◆ **What is needed**
Can you pull out each line of the data below that includes the word "this"?

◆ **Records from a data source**
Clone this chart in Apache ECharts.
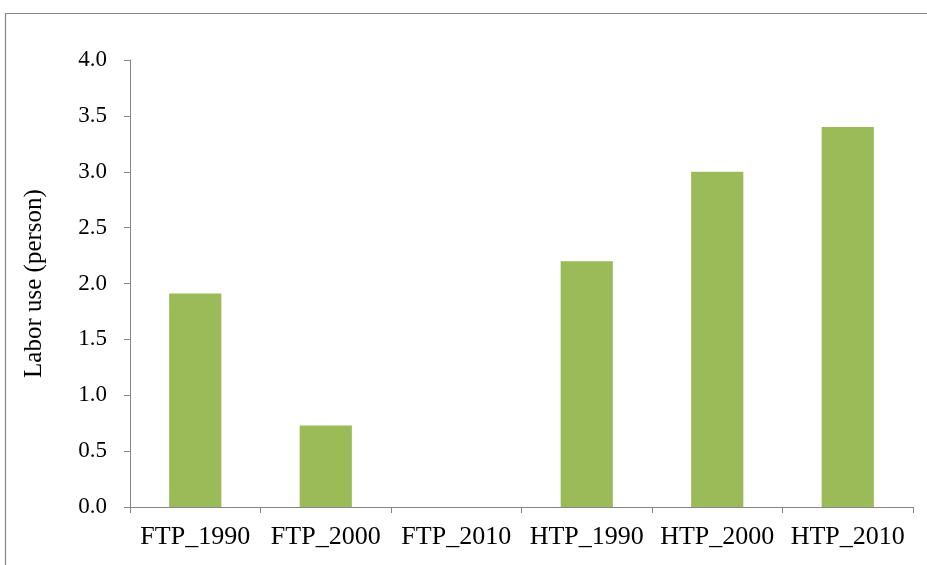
<!DOCTYPE html>
<html>
<head>
<meta charset="utf-8">
<script src="https://cdn.jsdelivr.net/npm/echarts@6/dist/echarts.min.js"></script>
<style>
html,body{margin:0;padding:0;background:#fff;}
#chart{width:927px;height:565px;}
</style>
</head>
<body>
<div id="chart"></div>
<script>
const categories = ['FTP_1990', 'FTP_2000', 'FTP_2010', 'HTP_1990', 'HTP_2000', 'HTP_2010'];
const laborUse = [1.91, 0.73, 0, 2.2, 3.0, 3.4];
const yTicks = { min: 0, max: 4, interval: 0.5 };
const yTitle = 'Labor use (person)';

const chart = echarts.init(document.getElementById('chart'), null, { renderer: 'canvas' });
const font = 'Liberation Serif, Times New Roman, serif';
chart.setOption({
  animation: false,
  backgroundColor: '#fff',
  graphic: [{
    type: 'rect',
    shape: { x: 5.5, y: 13.5, width: 1000, height: 1000 },
    style: { fill: 'none', stroke: '#868686', lineWidth: 1.2 },
    silent: true
  }],
  grid: { left: 130, right: 14, top: 60, bottom: 58, containLabel: false },
  xAxis: {
    type: 'category',
    data: categories,
    boundaryGap: true,
    axisLine: { lineStyle: { color: '#868686', width: 1 } },
    axisTick: { show: true, alignWithLabel: false, length: 6, lineStyle: { color: '#868686' } },
    axisLabel: { color: '#000', fontFamily: font, fontSize: 26, margin: 17, interval: 0 },
    splitLine: { show: false }
  },
  yAxis: {
    type: 'value',
    min: yTicks.min,
    max: yTicks.max,
    interval: yTicks.interval,
    name: yTitle,
    nameLocation: 'middle',
    nameRotate: 90,
    nameGap: 83,
    nameTextStyle: { color: '#000', fontFamily: font, fontSize: 25 },
    axisLine: { show: true, lineStyle: { color: '#868686', width: 1 } },
    axisTick: { show: true, length: 6, lineStyle: { color: '#868686' } },
    axisLabel: { color: '#000', fontFamily: font, fontSize: 23, margin: 23, formatter: v => v.toFixed(1) },
    splitLine: { show: false }
  },
  series: [{
    type: 'bar',
    data: laborUse,
    barWidth: '40%',
    itemStyle: { color: '#9BBB59' }
  }]
});
</script>
</body>
</html>
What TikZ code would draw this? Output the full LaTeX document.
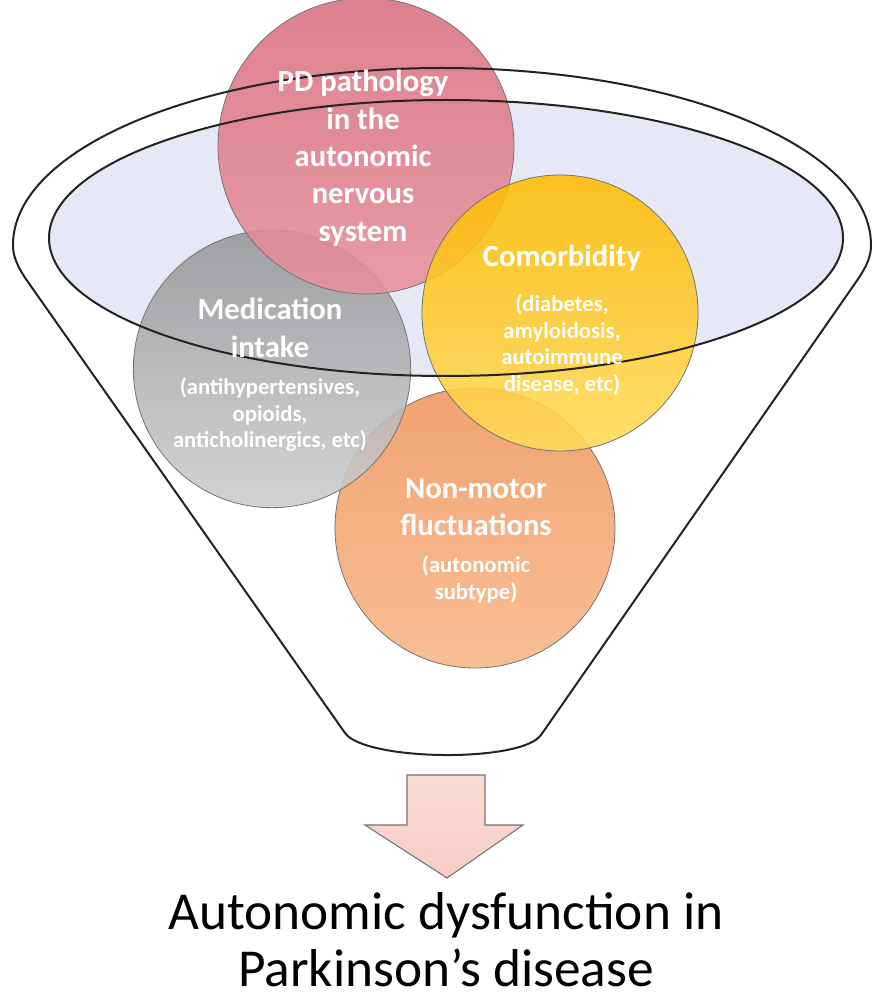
\documentclass[tikz,border=0pt]{standalone}
\usepackage{fontspec}
\setmainfont{Carlito}
\definecolor{rim}{RGB}{35,35,35}
\definecolor{mouth}{RGB}{230,232,245}
\definecolor{pdred}{RGB}{218,110,126}
\definecolor{pdredlt}{RGB}{232,145,156}
\definecolor{medgray}{RGB}{150,150,152}
\definecolor{medgraylt}{RGB}{205,205,207}
\definecolor{comyel}{RGB}{255,188,0}
\definecolor{comyellt}{RGB}{255,218,90}
\definecolor{nmorange}{RGB}{240,150,95}
\definecolor{nmorangelt}{RGB}{248,182,135}
\definecolor{arrowpink}{RGB}{246,205,196}
\newcommand\subtxt{\fontsize{17}{20}\selectfont}
\newcommand\sublines[1]{\subtxt\begin{tabular}[t]{@{}c@{}}#1\end{tabular}}
\begin{document}
\begin{tikzpicture}[
x=0.75pt, y=-0.75pt,
bubble/.style={circle, draw=black!55, line width=0.6pt, minimum size=#1, inner sep=0pt, fill opacity=0.88},
caption/.style={align=center, text=white, inner sep=0pt, font=\bfseries\fontsize{23}{28}\selectfont},
rimline/.style={draw=rim, line width=1.5pt},
title/.style={align=center, inner sep=0pt, font=\fontsize{40}{43}\selectfont}]
\useasboundingbox (0,0) rectangle (876,998);

% funnel body and its mouth
\fill[white] (345,733) -- (28,282) .. controls (16,265) and (13,255) .. (13,245)
  arc[start angle=180, end angle=360, x radius=429, y radius=177]
  .. controls (871,255) and (868,265) .. (856,282) -- (541,735)
  .. controls (521,763) and (365,761) .. (345,733) -- cycle;
\fill[mouth] (446,238) ellipse [x radius=397, y radius=138];

% the four factors
\node[bubble=210pt, top color=nmorange, bottom color=nmorangelt] (nonmotor) at (475,528) {};
\node[bubble=208pt, top color=medgray, bottom color=medgraylt] (medication) at (272,369) {};
\node[bubble=222pt, top color=pdred, bottom color=pdredlt] (pathology) at (366,146) {};
\node[bubble=207pt, top color=comyel, bottom color=comyellt] (comorbidity) at (560,313) {};

% funnel outline
\draw[rimline] (345,733) -- (28,282) .. controls (16,265) and (13,255) .. (13,245)
  arc[start angle=180, end angle=360, x radius=429, y radius=177]
  .. controls (871,255) and (868,265) .. (856,282) -- (541,735)
  .. controls (521,763) and (365,761) .. (345,733) -- cycle;
\draw[rimline] (446,238) ellipse [x radius=397, y radius=138];

% texts of the factors
\node[caption] (pathology-txt) at (363,158) {PD pathology\\in the\\autonomic\\nervous\\system};
\node[caption] (medication-txt) at (270,377)
  {Medication\\intake\\ \sublines{(antihypertensives,\\opioids,\\anticholinergics, etc)}};
\node[caption] (comorbidity-txt) at (562,322)
  {Comorbidity\\[6pt] \sublines{(diabetes,\\amyloidosis,\\autoimmune\\disease, etc)}};
\node[caption] (nonmotor-txt) at (476,543)
  {Non-motor\\fluctuations\\ \sublines{(autonomic\\subtype)}};

% result
\draw[draw=black!55, line width=0.8pt, top color=arrowpink!70!white, bottom color=arrowpink]
  (407,775) -- (485,775) -- (485,825) -- (523,825) -- (447,878) -- (365,825) -- (407,825) -- cycle;
\node[title] (outcome) at (446,940) {Autonomic dysfunction in\\Parkinson’s disease};
\end{tikzpicture}
\end{document}
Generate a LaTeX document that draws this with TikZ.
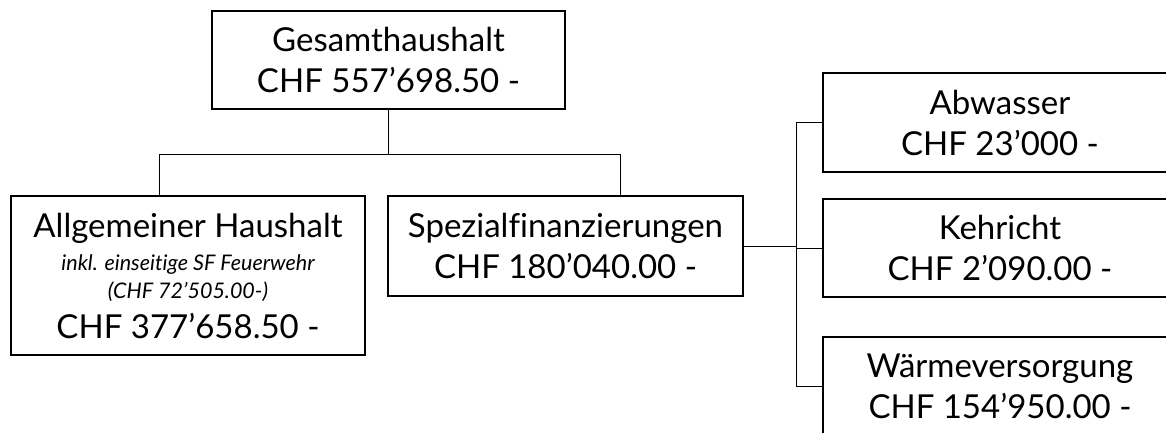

◆ **Full response**
Clone this chart in Apache ECharts.
What TikZ code would draw this? Output the full LaTeX document.
Generate a LaTeX document that draws this with TikZ.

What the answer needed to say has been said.